A Tanganyika, dans la province du Katanga, note l’enquête, les armes à feu, sont fournies par la Police, les Fardc. Selon les chercheurs, certains policiers et militaires de l’armée républicaine seraient à la base de transferts d’armes à des coupeurs de route, à des criminels pratiquent le vol à main armée ou à des exécutions sommaires. « Au Maniema, selon le Directeur provincial de l’Agence Nationale de Renseignement, Anr, les armes de chasse proviennent surtout du Congo-Brazzaville. Cependant il y’a des forgerons qui fabriquent artisanalement les armes de guerre dans la province ».
L’étude affirme globalement que les deux armes les plus fréquemment détenues par les ménages sont le fusil d’assaut (37,16%) et le fusil automatique (36,88%), suivis par la munition pour le fusil d’assaut (11,14%), l’arme de poing (10,03%) et la grenade (38,3%). Même si les disparités sont fortes d’une région à l’autre, concernant l’achat et l’acquisition de ces armes, les enquêteurs indiquent que le fusil non automatique est prédominant au Maniema (70, 46%) et au Tanganyika (41, 85%) tandis que le fusil d’assaut est le plus répandu au Nord-Kivu (42,45%), au Sud-Kivu (50, 24%) et en Ituri (52 ,22%). Dans l’ensemble de la zone couverte, plus d’une famille sur huit a été directement affectée par une agression armée au cours de six mois précédant l’enquête. Les villes les plus insécurisés par les armes et les acteurs d’insécurité sont : Bukavu au Sud-Kivu, Kabare au Sud-Kivu, Mahagi dans la Province-Orientale, Djugu dans la Province Orientale, Irumu dans la Province Orientale, Kindu au Maniema, Shabunda au Sud-Kivu, Mwenga au Sud-Kivu et Goma au Nor-Kivu. Les bandits et les Fardc reviennent le plus souvent parmi les principaux acteurs de l’insécurité.
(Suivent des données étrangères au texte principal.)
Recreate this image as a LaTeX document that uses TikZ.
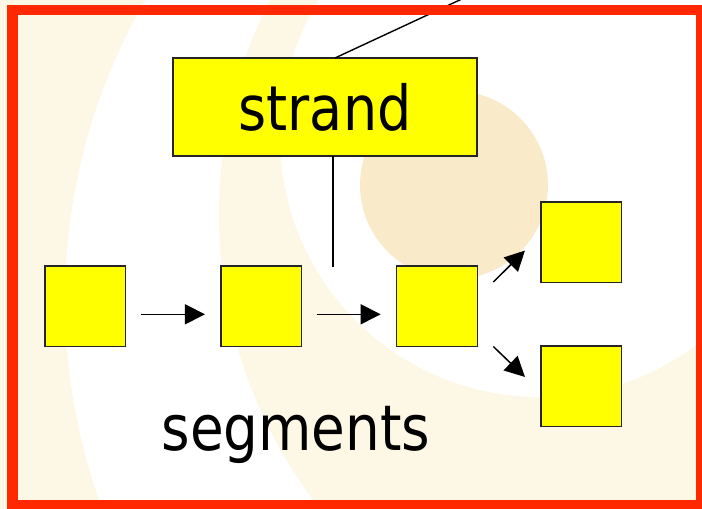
\documentclass[tikz,border=0pt]{standalone}
\usepackage{fontspec}
\newfontfamily\dvfont[FakeStretch=0.87]{DejaVu Sans}
\usetikzlibrary{arrows.meta}
\definecolor{pale}{RGB}{253,248,230}
\definecolor{discc}{RGB}{249,235,202}
\definecolor{framered}{RGB}{255,40,0}
\definecolor{boxyellow}{RGB}{255,255,0}
\tikzset{
  seg/.style={draw=black!85, fill=boxyellow, line width=1.5pt, minimum width=80.7pt, minimum height=80.5pt, inner sep=0pt, outer sep=0pt},
  strandbox/.style={draw=black!85, fill=boxyellow, line width=1.5pt, minimum width=304pt, minimum height=98pt, inner sep=0pt, outer sep=0pt, font=\dvfont\fontsize{62}{70}\selectfont},
  lbl/.style={font=\dvfont\fontsize{63}{70}\selectfont, inner sep=0pt},
  conn/.style={line width=1.4pt, black},
  arr/.style={line width=1.5pt, black, -{Triangle[length=20pt,width=20pt]}}
}
\begin{document}
\begin{tikzpicture}[x=1pt,y=-1pt]
\useasboundingbox (0,0) rectangle (702,509);
% background
\fill[white] (0,0) rectangle (702,509);
\begin{scope}
\clip (0,0) rectangle (702,509);
\fill[pale, even odd rule] (-10,-10) rectangle (712,519) (665,300) circle[radius=600];
\fill[pale] (697,215) circle[radius=478];
\fill[white] (540,137) circle[radius=260];
\fill[discc] (454,185) circle[radius=94];
\end{scope}
% nodes
\node[strandbox] (strand) at (325,107) {strand};
\node[seg] (s1) at (85.3,306.3) {};
\node[seg] (s2) at (261.3,306.3) {};
\node[seg] (s3) at (437,306.3) {};
\node[seg] (s4) at (581.3,242.3) {};
\node[seg] (s5) at (581.3,386.2) {};
\node[lbl, anchor=base] (segl) at (296,450) {segments};
% connectors
\coordinate (tend) at (464,-2);
\coordinate (vend) at (333,267);
\draw[conn] ([xshift=10pt]strand.north) -- (tend);
\draw[conn] (strand.south -| vend) -- (vend);
\draw[arr, shorten <=15pt, shorten >=16pt] ([yshift=-8pt]s1.east) -- ([yshift=-8pt]s2.west);
\draw[arr, shorten <=15pt, shorten >=16pt] ([yshift=-8pt]s2.east) -- ([yshift=-8pt]s3.west);
\coordinate (a3s) at ([shift={(16,16)}]s3.north east);
\coordinate (a3e) at ([shift={(-16,-32)}]s4.south west);
\coordinate (a4s) at ([shift={(16,0)}]s3.south east);
\coordinate (a4e) at ([shift={(-16,31)}]s5.north west);
\draw[arr] (a3s) -- (a3e);
\draw[arr] (a4s) -- (a4e);
% frame
\draw[framered, line width=10.5pt] (12.5,10) rectangle (701,505);
\end{tikzpicture}
\end{document}
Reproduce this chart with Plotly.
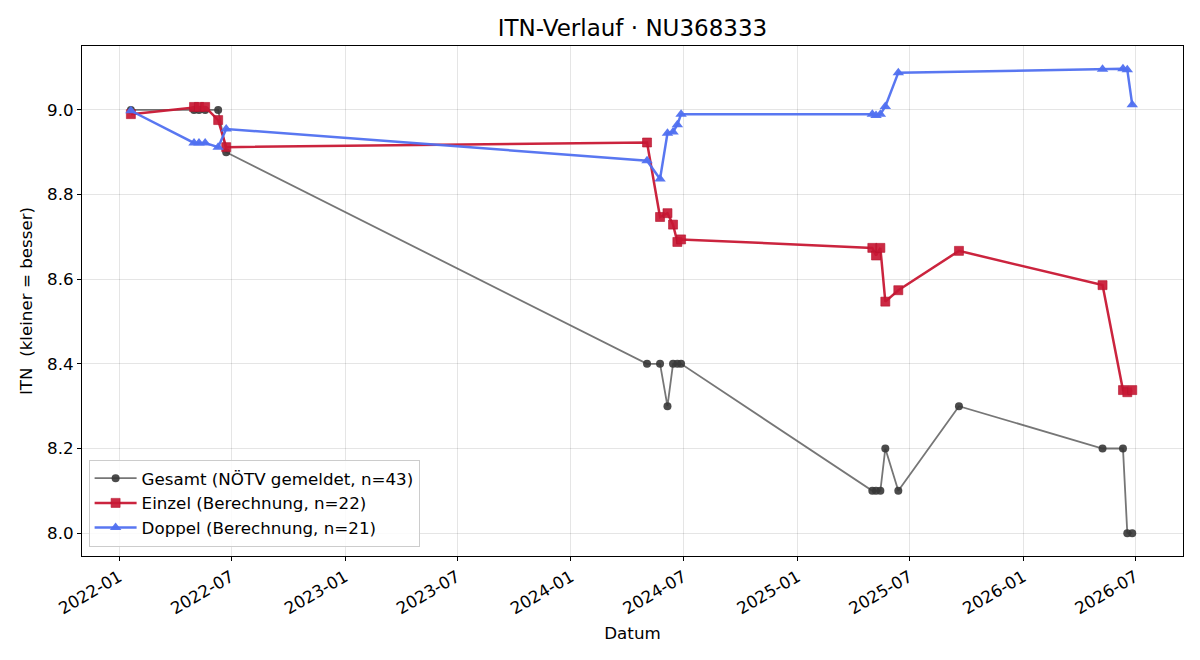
import plotly.graph_objects as go

dates = ["2022-01-20", "2022-05-02", "2022-05-10", "2022-05-20", "2022-06-10", "2022-06-23",
         "2024-05-03", "2024-05-24", "2024-06-05", "2024-06-14", "2024-06-21", "2024-06-27",
         "2025-05-02", "2025-05-08", "2025-05-15", "2025-05-23", "2025-06-13", "2025-09-19",
         "2026-05-09", "2026-06-11", "2026-06-18", "2026-06-26"]

gesamt = [9.0, 9.0, 9.0, 9.0, 9.0, 8.9,
          8.4, 8.4, 8.3, 8.4, 8.4, 8.4,
          8.1, 8.1, 8.1, 8.2, 8.1, 8.3,
          8.2, 8.2, 8.0, 8.0]

einzel = [8.990, 9.007, 9.007, 9.007, 8.976, 8.912,
          8.923, 8.747, 8.756, 8.729, 8.688, 8.694,
          8.674, 8.656, 8.674, 8.547, 8.574, 8.667,
          8.586, 8.338, 8.333, 8.338]

doppel_dates = ["2022-01-20", "2022-05-02", "2022-05-10", "2022-05-20", "2022-06-10", "2022-06-23",
                "2024-05-03", "2024-05-24", "2024-06-05", "2024-06-14", "2024-06-21", "2024-06-27",
                "2025-05-02", "2025-05-08", "2025-05-15", "2025-05-23", "2025-06-13",
                "2026-05-09", "2026-06-11", "2026-06-18", "2026-06-26"]
doppel = [8.998, 8.922, 8.922, 8.922, 8.912, 8.955,
          8.880, 8.837, 8.945, 8.948, 8.965, 8.990,
          8.990, 8.987, 8.990, 9.008, 9.088,
          9.096, 9.097, 9.095, 9.012]

x_ticks = ["2022-01-01", "2022-07-01", "2023-01-01", "2023-07-01", "2024-01-01",
           "2024-07-01", "2025-01-01", "2025-07-01", "2026-01-01", "2026-07-01"]
y_ticks = [8.0, 8.2, 8.4, 8.6, 8.8, 9.0]

FONT = "DejaVu Sans"

fig = go.Figure()
fig.add_trace(go.Scatter(
    x=dates, y=gesamt, mode="lines+markers",
    name="Gesamt (NÖTV gemeldet, n=43)",
    line=dict(color="rgba(80,80,80,0.78)", width=1.8),
    marker=dict(symbol="circle", size=8, color="rgba(55,55,55,0.9)",
                line=dict(width=0))))
fig.add_trace(go.Scatter(
    x=dates, y=einzel, mode="lines+markers",
    name="Einzel (Berechnung, n=22)",
    line=dict(color="rgba(200,24,52,0.95)", width=2.5),
    marker=dict(symbol="square", size=9, color="rgba(200,24,52,0.92)",
                line=dict(width=0.6, color="rgba(180,20,45,1)"))))
fig.add_trace(go.Scatter(
    x=doppel_dates, y=doppel, mode="lines+markers",
    name="Doppel (Berechnung, n=21)",
    line=dict(color="rgba(80,112,240,0.95)", width=2.5),
    marker=dict(symbol="triangle-up", size=10, color="rgba(80,112,240,0.95)",
                line=dict(width=0))))

fig.update_layout(
    width=1200, height=660,
    margin=dict(l=82, r=17, t=46, b=104),
    paper_bgcolor="white", plot_bgcolor="white",
    font=dict(family=FONT, size=16.7, color="black"),
    title=dict(text="ITN-Verlauf · NU368333", x=0.5, xref="paper", xanchor="center",
               y=1 - 28 / 660, yanchor="middle", font=dict(size=23, family=FONT)),
    showlegend=True,
    legend=dict(x=0.006, y=0.018, xanchor="left", yanchor="bottom",
                bgcolor="rgba(255,255,255,0.85)", bordercolor="#cccccc", borderwidth=1,
                font=dict(size=16.7, family=FONT), tracegroupgap=0, itemwidth=42),
)
fig.update_xaxes(
    range=["2021-11-02", "2026-09-16"],
    tickvals=x_ticks, tickformat="%Y-%m", tickangle=-30,
    showgrid=True, gridcolor="rgba(0,0,0,0.1)", gridwidth=1,
    showline=True, linecolor="black", linewidth=1, mirror=True,
    ticks="outside", ticklen=4, tickcolor="black",
    tickfont=dict(size=16.7, family=FONT),
    title=dict(text="Datum", font=dict(size=16.7, family=FONT), standoff=10),
    zeroline=False)
fig.update_yaxes(
    range=[7.946, 9.151],
    tickvals=y_ticks, tickformat=".1f",
    showgrid=True, gridcolor="rgba(0,0,0,0.1)", gridwidth=1,
    showline=True, linecolor="black", linewidth=1, mirror=True,
    ticks="outside", ticklen=4, tickcolor="black",
    tickfont=dict(size=16.7, family=FONT),
    title=dict(text="ITN  (kleiner = besser)", font=dict(size=16.7, family=FONT), standoff=10),
    zeroline=False)

fig.write_html("out.html")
Quatre fois sur cinq, le vol arrive en deuxième position parmi les violences domestiques. En ordre chronologique, les territoires qui ont connu le plus de viols en RDC sont : Shabunda au Sud-Kivu, Kibombo au Maniema, Mwenga au Sud-Kivu, Mambassa en Ituri dans la Province Orientale, Kabambare au Maniema, Kindu au Maniema,Walungu au Sud-Kivu, Tanganyika au Katanga et Goma au Nord-Kivu, conclut l’étude. Pour les chercheurs, le banditisme, les activités des groupes armés étrangers et Congolais, les conflits ethniques, l’indiscipline des forces de sécurité, l’exploitation illégale des ressources naturelles alimentent la spirale de pauvreté et d’inégalités en RDC.
Pourquoi ne pas reprendre la quatrième de couverture : « Armes légères dans l’Est du Congo : perception de l’Insécurité » analyse d’abord le contexte sécuritaire de la RDC. Le livre donne l’évolution des conflits récents, la multiplication des bandes armées, les aspects législatifs, les actions de l’Onu et de différents gouvernements Congolais et les perspectives des désarmements. « Armes légères dans l’Est du Congo » présente les résultats d’une importante enquête. L’ouvrage constitue ensuite une banque des données et une mine d’informations inédites sur les armes légères : qui le demande ?, qui en possède ?, où les cache-t-on ?, quelle utilisation fait-on ?, comment sont-elles perçues ? Et quel est leur impact ? Le livre enfin toutes les réponses à ces interrogations. Une étude approfondie qui servira à coup sur à l’élaboration des futures politiques de réductions de la violence armée dans l’Est de la RDC et même dans la région des Grand-Lacs.